Conocimos a Glen Coon y a su querida esposa en un retiro de fin de semana en South Stoukely, Nueva York, y quedamos impresionados con la energía de este hombre y su resplandor con el amor de Jesús. ¡Cómo le gustaba que la congregación cantara con todo su corazón su canción característica mientras él los dirigía con su preciosa y potente voz: “Come and go with me, to my Father’s house…”! ¡Cuánto amaba la gente su genuino y amoroso “abrazo Coon”!
Glen había sufrido episodios de depresión, pero aprendió a superarlos alabando a Dios por las cosas sencillas de la vida. “Gracias por la puerta, el sol, los pájaros, la hierba…” Nos contaba cómo todos sus problemas desaparecían durante esas sesiones de alabanza. ¡Cuántos libros escribió que nos alentaron a nosotros y a miles más!
Por su apellido, Coon, yo le enviaba tarjetas con mapaches a Glen y su esposa, con cariño. Roger y yo a menudo decíamos que nos gustaría ser como ellos. Fueron una bendición tremenda para la iglesia. Su esposa tenía la risa más encantadora y juntos formaban un equipo maravilloso. Contábamos como un gozo tenerlos como amigos.
Cuando nació Daniel, mamá vino a ayudarme con los otros niños. Fue una bendición. Después, mamá volvió a su hogar en Beaupré. Sin embargo, papá se estaba volviendo paranoico, bebía mucho e incluso a veces amenazaba su vida. Tenía un arma, y mamá estaba muy preocupada por ella. Yo no sabía nada de esto hasta que recibí una llamada de uno de los compañeros de trabajo de papá en la papelera. Me dijo que las cosas no iban bien para mamá, ya que papá estaba fuera de control e irracional, incluso en el trabajo. Este compañero estaba preocupado por que mamá siguiera con él. Me dijo que debía intentar que volviera a vivir con nosotros.
Así que organizamos un encuentro en la estación de tren en Niagara Falls, Ontario. Ella volvía a casa. Los tres lloramos al reencontrarnos. Tras haber estado con papá cuatro años, se había vuelto tan delgada y frágil. Todo lo que tenía cuando regresó con nosotros era un pequeño baúl. Allí estaban sus únicas posesiones materiales. Lo notable es que a lo largo de nuestras vidas, mamá sabía estirar el dinero como nadie. Gracias a eso, muchas veces había ayudado a Roger y a mí a salir de apuros. Ahora era nuestro turno de ayudarla a ella.

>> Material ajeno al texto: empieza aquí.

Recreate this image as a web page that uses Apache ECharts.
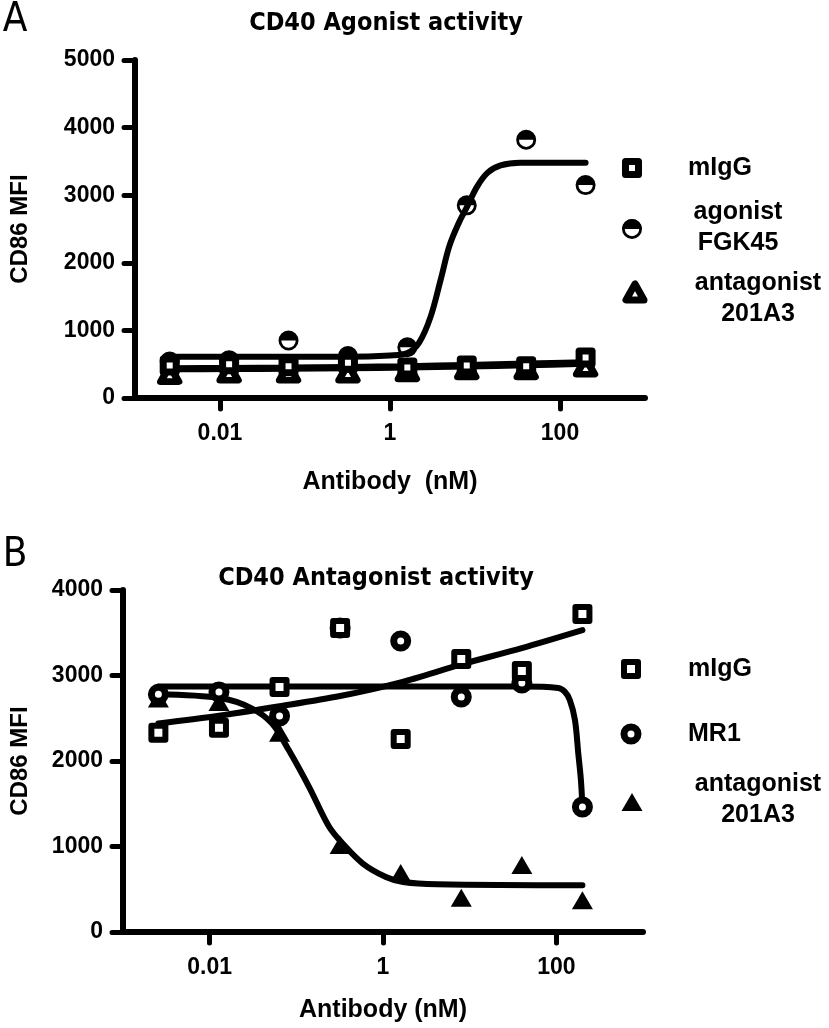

Mamá y Roger se querían. Ella también era su madre. Los oía conversar en la cocina por las noches. Cuando volvía de trabajar los encontraba riendo y pasándola bien juntos. Era un gozo verlos. Mamá fue una gran ayuda para mí, ya que los niños eran muy activos y Daniel aún era un bebé. Pero no pasó mucho tiempo antes de que se diera cuenta de que su vida no había terminado, y empezó a pensar en volver a trabajar.
Cuando consiguió un pequeño auto y se hizo amiga de los dueños de una estación de servicio, ellos le preguntaron si cuidaría de su madre. Y lo hizo. Ya no aceptaba trabajos de interna, sino que iba desde nuestra casa. Tras la muerte de su paciente, conoció a un abogado que quería que cuidara a alguien de su familia. Trabajó con él varios meses.
Mamá tenía algunos sentimientos negativos respecto a nuestra fe, así que sabíamos que no disfrutaría el viaje que estábamos planeando. Se acercaba la reunión campestre en Nueva York a fines de junio, y mamá no quería ir. Yo le dije: “Mamá, tienes amigas en Niagara Falls, Ontario. ¿Por qué no vas a estar con ellas mientras nosotros nos vamos?”
Así lo hizo. Y mientras nosotros estábamos en la reunión campestre, mamá encontró allí un lugar para vivir, en una residencia para ancianos administrada por el gobierno de Ontario. Vivió allí durante bastante tiempo, entre ocho y diez años.